Tea could be Kenya’s leading export, accounting for Sh105 billion in 2010 revenue, but athletics continues to generate a lot of activity on the export market.

Since former 800 metres world champion and record holder, Wilson Kipketer, ran for Denmark at the 1995 World Championships, the first high profile Kenyan to change nationality, over 50 top distance runners have shifted allegiance, the majority flying to the Gulf states of Bahrain and Qatar.
Most successful defectors

Besides Kipketer, the most successful defectors have been USA’s Kapsabet-born Bernard Lagat, a 1,500m and 5,000m double world champion at the 2007 World Championships in Osaka, Japan, and Saif Saaeed Shaheen, the Keiyo-born steeplechase world record holder formerly known as Stephen Cherono.

The latest destination

But with the initial high price paid by the Gulf states to attract Kenyan athletes slowly falling, Turkey seems to be the latest destination for Kenya’s elite runners who continue to find it difficult to wriggle themselves into the famous Kenyan jersey for international competition.

Exactly two months ago, three Kenyans broke new ground by quietly gaining Turkish citizenship that will only allow them to run in the red and white from June 8, 2013.
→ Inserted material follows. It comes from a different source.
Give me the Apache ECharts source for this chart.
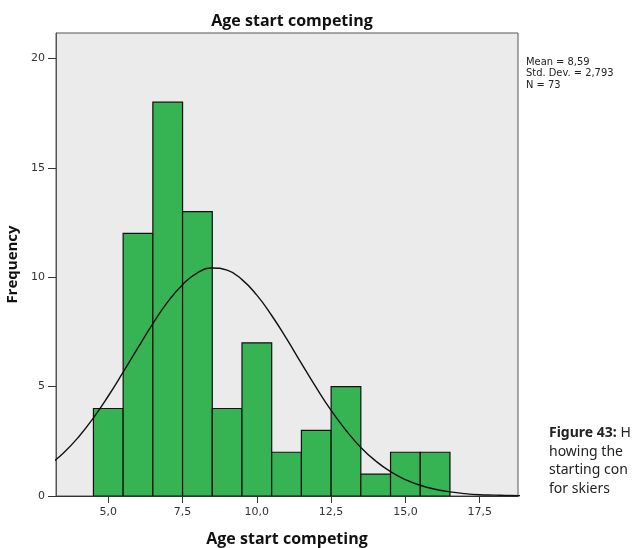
<!DOCTYPE html>
<html><head><meta charset="utf-8">
<script src="https://cdn.jsdelivr.net/npm/echarts@6/dist/echarts.min.js"></script>
<style>html,body{margin:0;padding:0;background:#fff}#c{width:632px;height:548px}</style>
</head><body><div id="c"></div>
<script>
var binStart = [4.5,5.5,6.5,7.5,8.5,9.5,10.5,11.5,12.5,13.5,14.5,15.5];
var binEnd   = [5.5,6.5,7.5,8.5,9.5,10.5,11.5,12.5,13.5,14.5,15.5,16.5];
var counts   = [4,12,18,13,4,7,2,3,5,1,2,2];
var curveX = [3.0,3.5,4.0,4.5,5.0,5.5,6.0,6.5,7.0,7.5,8.0,8.5,9.0,9.5,10.0,10.5,11.0,11.5,12.0,12.5,13.0,13.5,14.0,14.5,15.0,15.5,16.0,16.5,17.0,17.5,18.0,18.5,19.0];
var curveY = [1.41,1.98,2.70,3.57,4.57,5.66,6.78,7.88,8.87,9.66,10.20,10.42,10.32,9.89,9.18,8.25,7.19,6.06,4.95,3.91,3.00,2.22,1.60,1.11,0.75,0.49,0.31,0.19,0.11,0.06,0.04,0.02,0.01];
var xTicks = [5.0,7.5,10.0,12.5,15.0,17.5];
var yTicks = [0,5,10,15,20];
var statsLines = ['Mean = 8,59','Std. Dev. = 2,793','N = 73'];

var chart = echarts.init(document.getElementById('c'));
var barData = binStart.map(function(s,i){return [s, binEnd[i], counts[i]];});
var lineData = curveX.map(function(x,i){return [x, curveY[i]];});
chart.setOption({
  animation:false,
  title:{text:'Age start competing', left:287, top:8, textAlign:'center',
    textStyle:{fontFamily:'Open Sans', fontWeight:'bold', fontSize:16, color:'#111'}},
  grid:{left:56, right:114, top:33, bottom:52, show:true, backgroundColor:'#ebebeb', borderColor:'#555', borderWidth:1, outerBoundsMode:'none', containLabel:false},
  xAxis:{type:'value', min:3.24, max:18.79,
    name:'Age start competing', nameLocation:'middle', nameGap:35,
    nameTextStyle:{fontFamily:'Open Sans', fontWeight:'bold', fontSize:16, color:'#111'},
    axisLine:{show:true, lineStyle:{color:'#333', width:1}},
    axisTick:{show:true, length:7, customValues:xTicks, lineStyle:{color:'#333'}},
    axisLabel:{customValues:xTicks, margin:11, formatter:function(v){return v.toFixed(1).replace('.',',');}, fontFamily:'DejaVu Sans', fontSize:11, color:'#333'},
    splitLine:{show:false}},
  yAxis:{type:'value', min:0, max:21.16,
    name:'Frequency', nameLocation:'middle', nameGap:34, nameRotate:90,
    nameTextStyle:{fontFamily:'Open Sans', fontWeight:'bold', fontSize:15, color:'#111'},
    axisLine:{show:true, lineStyle:{color:'#555', width:1}},
    axisTick:{show:true, length:8, customValues:yTicks, lineStyle:{color:'#333'}},
    axisLabel:{customValues:yTicks, margin:11, fontFamily:'DejaVu Sans', fontSize:11, color:'#333'},
    splitLine:{show:false}},
  series:[
    {type:'custom', data:barData, encode:{x:[0,1], y:2}, clip:true,
     renderItem:function(params, api){
       var p0 = api.coord([api.value(0), api.value(2)]);
       var p1 = api.coord([api.value(1), 0]);
       return {type:'rect', shape:{x:p0[0], y:p0[1], width:p1[0]-p0[0], height:p1[1]-p0[1]},
         style:{fill:'#36b454', stroke:'#111', lineWidth:1.2}};
     }, z:2},
    {type:'line', data:lineData, smooth:true, showSymbol:false, clip:true,
     lineStyle:{color:'#111', width:1.4}, z:3}
  ],
  graphic:[
    {type:'text', left:526, top:56, style:{text:statsLines.join('\n'), fontFamily:'DejaVu Sans Condensed', fontSize:11, lineHeight:11.5, fill:'#222'}},
    {type:'text', left:549, top:424, style:{
      text:'{b|Figure 43:} H\nhowing the\nstarting con\nfor skiers',
      fontFamily:'Noto Sans', fontSize:14, lineHeight:18.5, fill:'#222',
      rich:{b:{fontFamily:'Noto Sans', fontWeight:'bold', fontSize:14, fill:'#222'}}}}
  ]
});
</script></body></html>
Turkey’s biggest track import

Paul Kipkosgei Kemboi, Abraham Kiprotich and William Biwott Tanui earned Turkish citizenship on June 8, but under the International Association of Athletics Federations (IAAF) rules, the trio will only be eligible to compete for their new nation at the 2013 World Championships in Moscow.

And while Kiprotich retains his name, Kemboi is now known as Polat Kemboi, while Tanui’s Turkish identity is Ilham Tanui Özbilen.

Turkey’s biggest track import thus far has been Ethiopia-born Elvan Abeylegesse, formerly Hewan Abeye.

Abeylegesse is the reigning European women’s 10,000m champion and won two silver medals at the Beijing Olympics in the 10,000m and 5,000m, on both occasions finishing second to her former compatriot Tirunesh Dibaba.

But the defection of the Kenyan trio to Ankara will most certainly raise some storm in Nairobi, and already has.

Yesterday, Athletics Kenya refused to recognise the move saying they had not been consulted by the IAAF and Turkish track and field authorities.

AK chairman, Isaiah Kiplagat, said as per the IAAF rules, the association losing an athlete must first be consulted and approval sought, which was not the case with Kemboi, Tanui and Kiprotich.

“There was no correspondence and no communication between the IAAF, the Turkish association and Athletics Kenya,” Kiplagat, who is also a council member of the IAAF, said on Monday.

“We certainly will not allow this free-for-all.”

At the weekend, Tanui Özbilen made an immediate impact for his new nation when he set a new Turkish national record in the 800 metres, clocking one minute, 44.25 seconds at the Flanders Cup meeting in Ninove, Belgium, on Saturday.

The 21-year-old, Keiyo-born athlete smashed his personal best by more than two seconds.

“I was very focused to make it a very fast race today, because I knew that the pace would be ideally set. I wanted to show something and I wanted to prove that I can be competitive at the highest level in the 800m as well,” he told the IAAF website.

Tanui Özbilen was in the Kenyan team that broke the world record in the rarely-run 4x1,500m relay race in Belgium in 2009.